§ Mr. Brooke
Mr. Speaker, I beg to ask leave to move the Adjournment of the House, under Standing Order No. 9, for the purpose of discussing a specific and important matter that should have urgent consideration, namely,the refuse collectors' unofficial strike in South Westminster and its consequences".The consequences are contained in an illustration, more eloquent than any words of mine, of refuse piling up in Soho that was carried in at least one of today's newspapers. Also, I have ample visual evidence elsewhere in my constituency. In the debate in the House on Friday on the Indecent Displays (Control) Bill I spoke of other aspects of life in Soho. At that time I apologised for addressing the House on a narrow constituency and perhaps over-parochial front. The same may apply today, but I make no apologies. I am told that half the Members of this House live in my constituency and all of us work in it. Therefore, every Member will be vividly conscious of this strike and its consequences.
My constituency, to which the strike is confined, produces 500 tons of refuse daily. The strike does not arise out of any dispute between the city council and its employees. Negotiations on the manual workers' pay claims are still in progress at national level. There is no deadlock. A provision for rewarding refuse collectors for services performed in inclement weather is being discussed under normal procedures at a meeting this afternoon.
The strike arises because the workers have asked for a sum for extra effort to clear up after last week's unofficial strike which is in excess of what they would have been paid had they been working normally. This was refused, but a lower offer was made.
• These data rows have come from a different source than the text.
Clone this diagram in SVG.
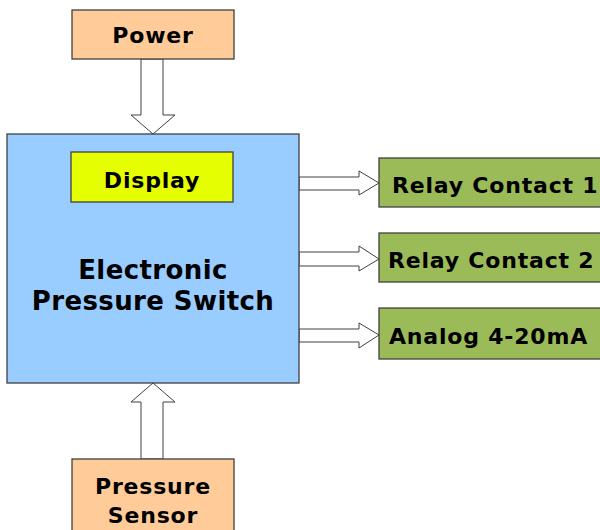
<svg xmlns="http://www.w3.org/2000/svg" width="600" height="530" viewBox="0 0 600 530">
<style>
.box{stroke:#404040;stroke-width:1.3}
.peach{fill:#FFCC99}
.blue{fill:#99CCFF}
.yellow{fill:#E6FF00}
.green{fill:#9BBB59}
.arrow{fill:#FFFFFF;stroke:#404040;stroke-width:1}
text{font-family:"DejaVu Sans",Verdana,sans-serif;font-weight:bold;fill:#000}
.t20{font-size:22px;letter-spacing:0.8px}
.t24{font-size:26px;letter-spacing:0.4px}
</style>
<rect width="600" height="530" fill="#FFFFFF"/>
<g id="connectors">
<polygon class="arrow" points="141,59 163,59 163,115 175,115 153,134 131,115 141,115"/>
<polygon class="arrow" points="141,459 163,459 163,402 175,402 153,383 131,402 141,402"/>
<polygon class="arrow" points="299,177 359,177 359,171 379,183 359,195 359,190 299,190"/>
<polygon class="arrow" points="299,252 359,252 359,246 379,259 359,271 359,266 299,266"/>
<polygon class="arrow" points="299,329 359,329 359,323 379,335 359,348 359,342 299,342"/>
</g>
<g id="power">
<rect class="box peach" x="72" y="10" width="162" height="49"/>
<text class="t20" x="153" y="43" text-anchor="middle">Power</text>
</g>
<g id="switch">
<rect class="box blue" x="7" y="134" width="292" height="249"/>
<text class="t24" x="153" y="279" text-anchor="middle">Electronic</text>
<text class="t24" x="153" y="310" text-anchor="middle">Pressure Switch</text>
</g>
<g id="display">
<rect class="box yellow" x="71" y="152" width="162" height="50"/>
<text class="t20" x="152" y="188" text-anchor="middle">Display</text>
</g>
<g id="relay1">
<rect class="box green" x="379" y="158" width="230" height="49"/>
<text class="t20" x="392" y="193">Relay Contact 1</text>
</g>
<g id="relay2">
<rect class="box green" x="379" y="233" width="230" height="49"/>
<text class="t20" x="388" y="268">Relay Contact 2</text>
</g>
<g id="analog">
<rect class="box green" x="379" y="308" width="230" height="51"/>
<text class="t20" x="389" y="344">Analog 4-20mA</text>
</g>
<g id="sensor">
<rect class="box peach" x="72" y="459" width="162" height="80"/>
<text class="t20" x="153" y="494" text-anchor="middle">Pressure</text>
<text class="t20" x="153" y="523" text-anchor="middle">Sensor</text>
</g>
</svg>
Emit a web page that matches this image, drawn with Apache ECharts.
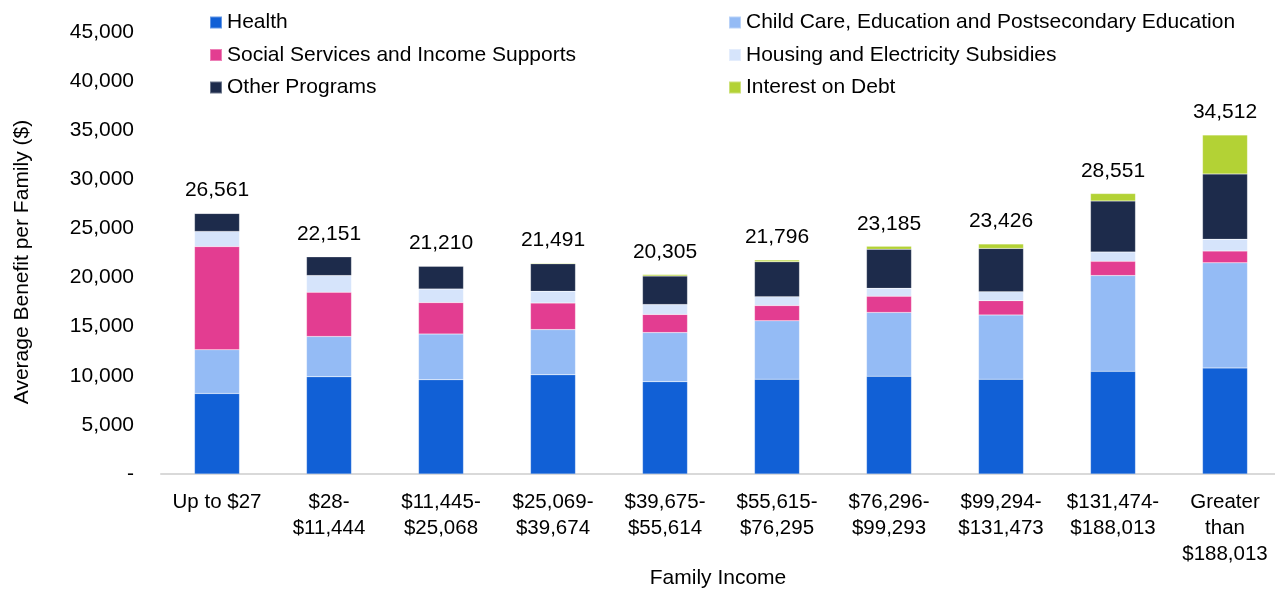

The nature of my constituency, in the heart of our capital, means that every hon. Member feels free to raise any matter relating to it, or without forewarning me, and I and my predecessors understand why that is so. By the same token, in seeking to ask leave to move the Adjournment of the House, I am drawing attention to this specific and important matter not only on behalf of my constituents but on 1057 behalf of the country in the heart of whose capital this mass of refuse will pile up.
§ Mr. Speaker
The hon. Member gave me notice before 12 o'clock this morning that he would seek leave to move the Adjournment of the House for the purpose of discussing a specific and important matter that he believes should have urgent consideration, namely,the refuse collectors' unofficial strike in South Westminster and its consequences".The House knows that it is for me to decide not the importance of a subject but whether it should be given precedence tonight or tomorrow. My powers are limited to that. I regret to inform the hon. Member that his application does not fall within the provisions of the Standing Order and therefore I cannot submit it to the House.